Nothing can be further away from this mental honesty and aspiration for truth, than the selling of editorial space, which makes publicity, or outright lies, appear as genuine articles, or as a TV documentary. This is a crime against journalism which started after my time.

The largest selling newspaper in India, was the first to introduce this unethical practice – and it minted loads of money, ast has been reported in a recent Outlook magazine issue. In the same way, the TV channel which also claims it is the most widely viewed in India, started the practice of selling some of its programmes. Others had to follow suit for fear of bankrupcy: many newspapers and TV channels sell today their editorial space and programmes. These newspapers and TV channels might appear glittering and triumphant at the moment, but what they have done is make the foundations of Indian journalism so unethical, so rotten, that the whole edifice has to collapse one day for a fresh start.

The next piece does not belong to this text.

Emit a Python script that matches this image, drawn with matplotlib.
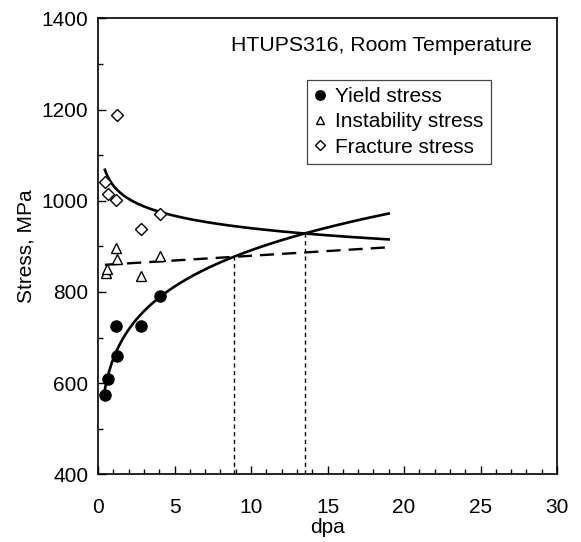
import numpy as np
import matplotlib

matplotlib.use("Agg")
import matplotlib.pyplot as plt

plt.rcParams["font.family"] = ["Liberation Sans", "DejaVu Sans"]

# measured points (dpa, MPa)
yield_dpa = [0.46, 0.63, 1.22, 1.16, 2.80, 4.05]
yield_mpa = [573, 610, 659, 725, 725, 791]

inst_dpa = [0.50, 0.57, 1.16, 1.22, 2.80, 4.05]
inst_mpa = [842, 850, 897, 872, 834, 878]

frac_dpa = [0.46, 0.63, 1.16, 1.22, 2.80, 4.05]
frac_mpa = [1040, 1015, 1001, 1187, 938, 971]

x_ticks = [0, 5, 10, 15, 20, 25, 30]
y_ticks = [400, 600, 800, 1000, 1200, 1400]


def power_fit(x, y):
    n, ln_a = np.polyfit(np.log(x), np.log(y), 1)
    return lambda t: np.exp(ln_a) * np.power(t, n)


def linear_fit(x, y):
    m, b = np.polyfit(x, y, 1)
    return lambda t: m * t + b


f_yield = power_fit(yield_dpa, yield_mpa)
f_frac = power_fit(frac_dpa, frac_mpa)
f_inst = linear_fit(inst_dpa, inst_mpa)

t = np.linspace(0.45, 19, 400)


def crossing(f, g):
    grid = np.linspace(1, 19, 20001)
    d = f(grid) - g(grid)
    i = np.where(np.diff(np.sign(d)) != 0)[0][0]
    xc = grid[i]
    return xc, f(xc)


x1, y1 = crossing(f_yield, f_inst)
x2, y2 = crossing(f_yield, f_frac)

fig = plt.figure(figsize=(5.81, 5.42), dpi=100)
ax = fig.add_axes([0.1687, 0.1248, 0.79, 0.8414])

ax.plot(t, f_frac(t), color="black", lw=1.9, zorder=2)
ax.plot(t, f_yield(t), color="black", lw=1.9, zorder=2)
ax.plot(t, f_inst(t), color="black", lw=1.7, ls=(0, (6, 3.4)), zorder=2)

for xc, yc in [(x1, y1), (x2, y2)]:
    ax.plot([xc, xc], [400, yc], color="black", lw=1.0, ls=(0, (3, 2.5)), zorder=1)

ax.plot(yield_dpa, yield_mpa, "o", ms=8, mfc="black", mec="black",
        ls="none", label="Yield stress", zorder=4)
ax.plot(inst_dpa, inst_mpa, "^", ms=7.5, mfc="white", mec="black", mew=1.0,
        ls="none", label="Instability stress", zorder=3)
ax.plot(frac_dpa, frac_mpa, "D", ms=6, mfc="white", mec="black", mew=1.0,
        ls="none", label="Fracture stress", zorder=3)

ax.set_xlim(0, 30)
ax.set_ylim(400, 1400)
ax.set_xticks(x_ticks)
ax.set_yticks(y_ticks)
ax.set_xticks(np.arange(0, 31, 1), minor=True)
ax.set_yticks(np.arange(400, 1401, 100), minor=True)
ax.tick_params(axis="both", which="major", direction="in", labelsize=15,
               length=6, width=1)
ax.tick_params(axis="both", which="minor", direction="in", length=3.5, width=1)
ax.tick_params(axis="x", which="both", top=False, pad=17)
ax.tick_params(axis="y", which="both", right=False, pad=7)
for s in ax.spines.values():
    s.set_linewidth(1.2)

ax.set_xlabel("dpa", fontsize=15, labelpad=1)
ax.set_ylabel("Stress, MPa", fontsize=15, labelpad=4)

ax.text(0.946, 0.941, "HTUPS316, Room Temperature", transform=ax.transAxes,
        ha="right", va="center", fontsize=15.3)

leg = ax.legend(loc="upper left", bbox_to_anchor=(0.455, 0.865),
                borderaxespad=0, fontsize=15, handlelength=0.6,
                handletextpad=0.4, labelspacing=0.3, borderpad=0.35,
                markerscale=0.85, fancybox=False, framealpha=1)
leg.get_frame().set_edgecolor("#444444")
leg.get_frame().set_linewidth(0.9)

fig.savefig("out.png", dpi=100, facecolor="white")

As for scams, one needs a government which is bold and courageous enough to change the political system. The ceiling of donations to political parties has to be freed. At the same time they have to be made transparent. This will take care of all the black money that goes in the coffers of parties. Secondly, the election commission, which has been incredibly biased towards the Congress since a few years, should ban all gifts during elections, which is just a bribe to buy votes. Thirdly, there has to be a decentralisation of Indian Politics. Delhi is too far away from the heartlands of India, not only in the South, but even from Central India. MP’s have to be made to spend more time in their constituencies and federalism of the kind practiced in the US, has to be encouraged, so that more power is devoluted to the states.

Then will the true Indian genius takeover and give back to this great country and great people, who are no more corrupt than others, the instruments to become a truly world power, eventually surpassing China.